** START OF LISTING **

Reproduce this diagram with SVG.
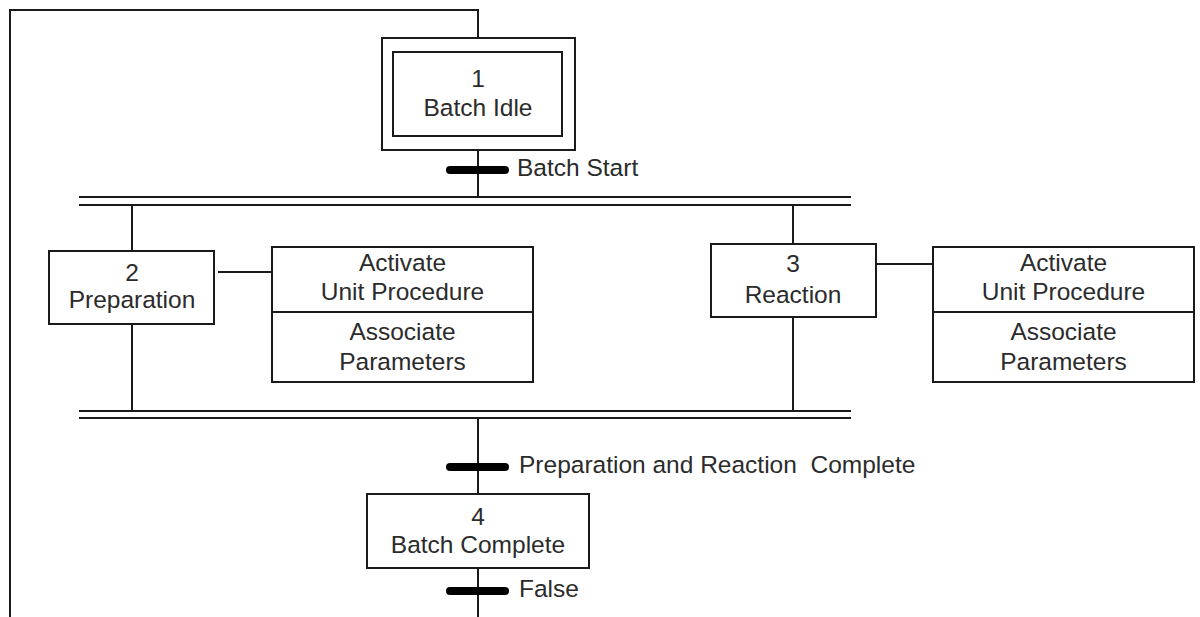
<svg xmlns="http://www.w3.org/2000/svg" width="1200" height="617" viewBox="0 0 1200 617">
  <style>
    .ln { fill: none; stroke: #1a1a1a; stroke-width: 2; }
    .box { fill: #ffffff; stroke: #1a1a1a; stroke-width: 2; }
    .bar { stroke: #000000; stroke-width: 8; stroke-linecap: round; }
    .t { font-family: "Liberation Sans", Arial, sans-serif; font-size: 24.5px; fill: #2b2b2b; }
    .c { text-anchor: middle; }
  </style>
  <rect width="1200" height="617" fill="#ffffff"/>

  <!-- connectors: step links, parallel branches, action links, loop back -->
  <g id="connectors">
    <path class="ln" d="M10,617 V10 H478 V38"/>
    <line class="ln" x1="478" y1="150" x2="478" y2="197"/>
    <line class="ln" x1="79" y1="197" x2="851" y2="197"/>
    <line class="ln" x1="79" y1="205" x2="851" y2="205"/>
    <line class="ln" x1="132" y1="205" x2="132" y2="251"/>
    <line class="ln" x1="132" y1="324" x2="132" y2="411"/>
    <line class="ln" x1="793" y1="205" x2="793" y2="244"/>
    <line class="ln" x1="793" y1="317" x2="793" y2="411"/>
    <line class="ln" x1="79" y1="411" x2="851" y2="411"/>
    <line class="ln" x1="79" y1="418" x2="851" y2="418"/>
    <line class="ln" x1="478" y1="418" x2="478" y2="494"/>
    <line class="ln" x1="478" y1="568" x2="478" y2="617"/>
    <line class="ln" x1="218" y1="272" x2="272" y2="272"/>
    <line class="ln" x1="876" y1="264" x2="933" y2="264"/>
  </g>

  <!-- transitions -->
  <g id="t-batch-start">
    <line class="bar" x1="450" y1="170" x2="505" y2="170"/>
    <text class="t" x="517" y="176">Batch Start</text>
  </g>
  <g id="t-prep-reaction-complete">
    <line class="bar" x1="450" y1="467" x2="505" y2="467"/>
    <text class="t" x="519" y="473" xml:space="preserve">Preparation and Reaction  Complete</text>
  </g>
  <g id="t-false">
    <line class="bar" x1="450" y1="591" x2="505" y2="591"/>
    <text class="t" x="519" y="597">False</text>
  </g>

  <!-- steps -->
  <g id="step-1">
    <rect class="box" x="382" y="38" width="193" height="112"/>
    <rect class="box" x="393" y="52" width="169" height="84"/>
    <text class="t c" x="478" y="87">1</text>
    <text class="t c" x="478" y="116">Batch Idle</text>
  </g>
  <g id="step-2">
    <rect class="box" x="49" y="251" width="165" height="73"/>
    <text class="t c" x="132" y="281">2</text>
    <text class="t c" x="132" y="308">Preparation</text>
  </g>
  <g id="step-3">
    <rect class="box" x="711" y="244" width="165" height="73"/>
    <text class="t c" x="793" y="272">3</text>
    <text class="t c" x="793" y="303">Reaction</text>
  </g>
  <g id="step-4">
    <rect class="box" x="367" y="494" width="222" height="74"/>
    <text class="t c" x="478" y="525">4</text>
    <text class="t c" x="478" y="553">Batch Complete</text>
  </g>

  <!-- action blocks -->
  <g id="actions-2">
    <rect class="box" x="272" y="247" width="261" height="135"/>
    <line class="ln" x1="272" y1="312" x2="533" y2="312"/>
    <text class="t c" x="402.5" y="271">Activate</text>
    <text class="t c" x="402.5" y="300">Unit Procedure</text>
    <text class="t c" x="402.5" y="340">Associate</text>
    <text class="t c" x="402.5" y="370">Parameters</text>
  </g>
  <g id="actions-3">
    <rect class="box" x="933" y="247" width="261" height="135"/>
    <line class="ln" x1="933" y1="312" x2="1194" y2="312"/>
    <text class="t c" x="1063.5" y="271">Activate</text>
    <text class="t c" x="1063.5" y="300">Unit Procedure</text>
    <text class="t c" x="1063.5" y="340">Associate</text>
    <text class="t c" x="1063.5" y="370">Parameters</text>
  </g>
</svg>
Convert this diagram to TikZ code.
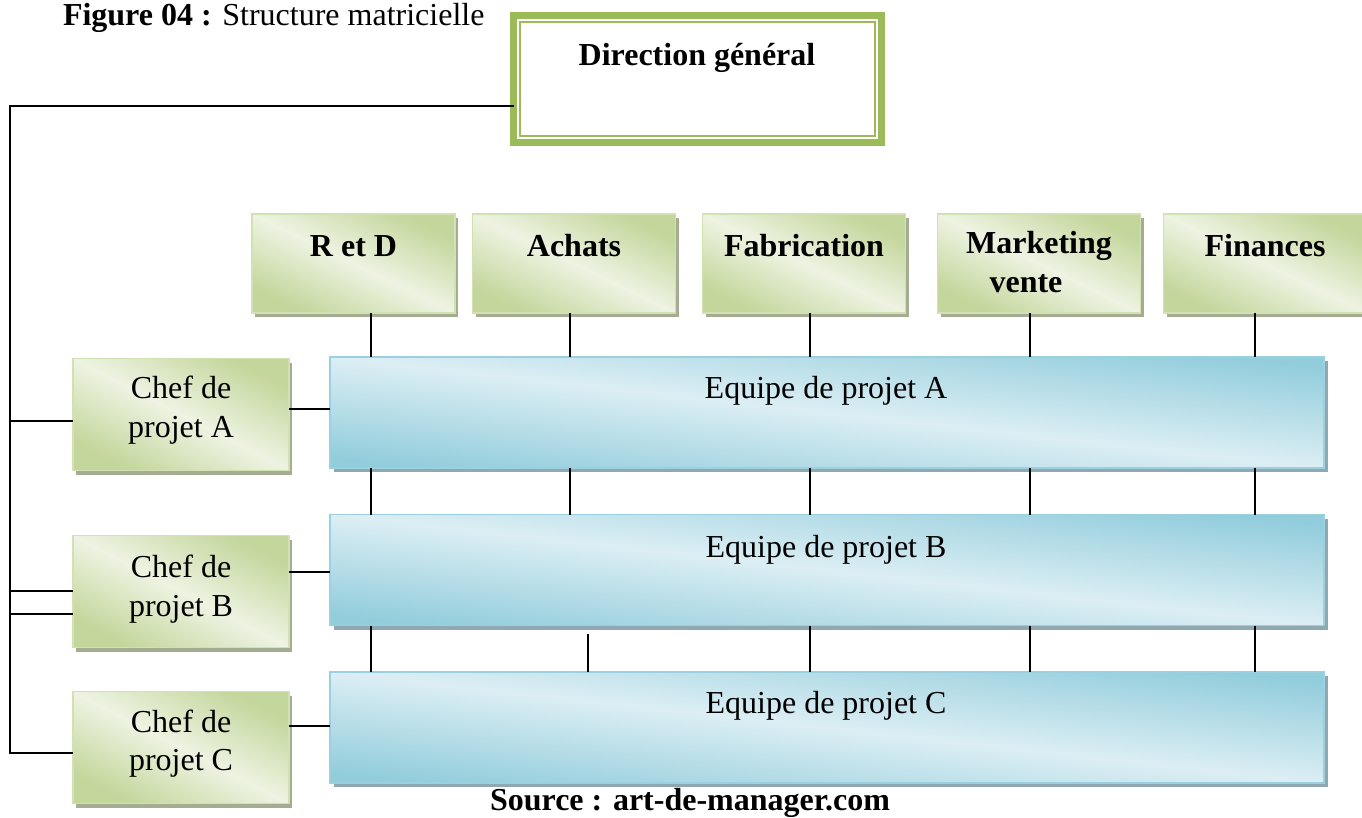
\documentclass[tikz,border=0pt]{standalone}
\usepackage{fontspec}
\setmainfont{Liberation Serif}
\usetikzlibrary{shadows}
\definecolor{gdark}{HTML}{C3D69B}
\definecolor{glight}{HTML}{EEF3E2}
\definecolor{gborder}{HTML}{D2E0B4}
\definecolor{gshadow}{HTML}{A4AD91}
\definecolor{bdark}{HTML}{92CDDC}
\definecolor{blight}{HTML}{DCEEF4}
\definecolor{bborder}{HTML}{9AD0DF}
\definecolor{bshadow}{HTML}{8FA8B2}
\definecolor{frame}{HTML}{9BBB59}
\begin{document}
\begin{tikzpicture}[x=1pt,y=-1pt,
  every node/.style={outer sep=0pt},
  txt/.style={font=\fontsize{32}{38}\selectfont, anchor=base, inner sep=0pt},
  btxt/.style={txt, font=\fontsize{32}{38}\selectfont\bfseries},
  greenbox/.style={draw=gborder, line width=1.2pt, top color=gdark, bottom color=gdark, middle color=glight,
    general shadow={fill=gshadow, shadow xshift=3pt, shadow yshift=-4pt}},
  bluebox/.style={draw=bborder, line width=1.2pt, top color=bdark, bottom color=bdark, middle color=blight, shading angle=-6.4,
    general shadow={fill=bshadow, shadow xshift=4pt, shadow yshift=-4pt},
    minimum width=994pt, minimum height=111pt},
  dept/.style={greenbox, shading angle=-26, minimum width=203pt, minimum height=99pt},
  chef/.style={greenbox, shading angle=-27.4, minimum width=216pt, minimum height=112pt},
  conn/.style={draw=black, line width=1.8pt}
]
\useasboundingbox (0,0) rectangle (1362,818);
\fill[white] (0,0) rectangle (1362,818);

% title
\node[txt, anchor=base west] (title) at (63,26) {\textbf{Figure 04 :} Structure matricielle};

% direction
\node[draw=frame, line width=7pt, minimum width=368pt, minimum height=127pt, inner sep=0pt] (dir) at (697.5,79) {};
\draw[frame, line width=2pt] (520,22) rectangle (875,136);
\node[btxt] (dirt) at (697,66) {Direction général};

% departments
\node[dept] (rd) at (353.5,263.5) {};
\node[dept] (ach) at (574,263.5) {};
\node[dept] (fab) at (804,263.5) {};
\node[dept] (mkt) at (1039,263.5) {};
\node[dept] (fin) at (1265,263.5) {};
\node[btxt] (rdt) at (353.5,257) {R et D};
\node[btxt] (acht) at (574,257) {Achats};
\node[btxt] (fabt) at (804,257) {Fabrication};
\node[btxt] (mktt) at (1039,254) {Marketing};
\node[btxt] (mktt2) at (1026,292) {vente};
\node[btxt] (fint) at (1265,257) {Finances};

% chefs
\node[chef] (ca) at (181,414.5) {};
\node[chef] (cb) at (181,591.5) {};
\node[chef] (cc) at (181,747.5) {};
\node[txt] (cat1) at (181,398) {Chef de};
\node[txt] (cat2) at (181,437) {projet A};
\node[txt] (cbt1) at (181,577) {Chef de};
\node[txt] (cbt2) at (181,616) {projet B};
\node[txt] (cct1) at (181,732) {Chef de};
\node[txt] (cct2) at (181,770) {projet C};

% equipes
\node[bluebox] (ea) at (827,412.5) {};
\node[bluebox] (eb) at (827,570) {};
\node[bluebox] (ec) at (827,727.5) {};
\node[txt] (eat) at (826,398) {Equipe de projet A};
\node[txt] (ebt) at (826,557) {Equipe de projet B};
\node[txt] (ect) at (826,713) {Equipe de projet C};

% source
\node[btxt] (src) at (690,810) {Source : art-de-manager.com};

% column coordinates
\coordinate (k1) at (371,0);
\coordinate (k2) at (570,0);
\coordinate (k2b) at (588,0);
\coordinate (k3) at (810,0);
\coordinate (k4) at (1030,0);
\coordinate (k5) at (1255,0);
\coordinate (spine) at (10,106);

% left spine
\coordinate (la) at (0,421);
\coordinate (b1) at (0,591);
\coordinate (b2) at (0,614);
\coordinate (lc) at (0,753);
\draw[conn] (dir.west |- spine) -- (spine) -- (spine |- lc) -- (cc.west |- lc);
\draw[conn] (spine |- la) -- (ca.west |- la);
\draw[conn] (spine |- b1) -- (cb.west |- b1);
\draw[conn] (spine |- b2) -- (cb.west |- b2);

% chef to equipe
\coordinate (ha) at (0,409);
\coordinate (hb) at (0,572);
\coordinate (hc) at (0,726);
\draw[conn] (ca.east |- ha) -- (ea.west |- ha);
\draw[conn] (cb.east |- hb) -- (eb.west |- hb);
\draw[conn] (cc.east |- hc) -- (ec.west |- hc);

% verticals
\foreach \k in {k1,k2,k3,k4,k5} {
  \draw[conn] (rd.south -| \k) -- (ea.north -| \k);
  \draw[conn] (ea.south -| \k) -- (eb.north -| \k);
}
\foreach \k in {k1,k3,k4,k5} {
  \draw[conn] (eb.south -| \k) -- (ec.north -| \k);
}
\draw[conn] ([yshift=-8pt]eb.south -| k2b) -- (ec.north -| k2b);
\end{tikzpicture}
\end{document}
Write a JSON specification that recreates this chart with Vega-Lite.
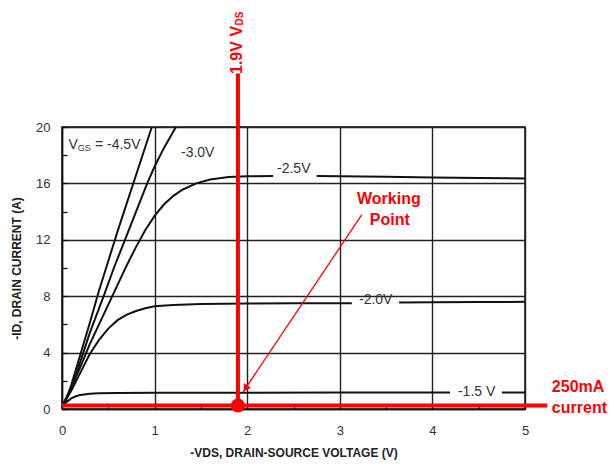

** END OF LISTING **

TASK STATEMENT:
Provide only the number of lines in the entries that hold the word "with".

EXERCISE RESPONSE:
2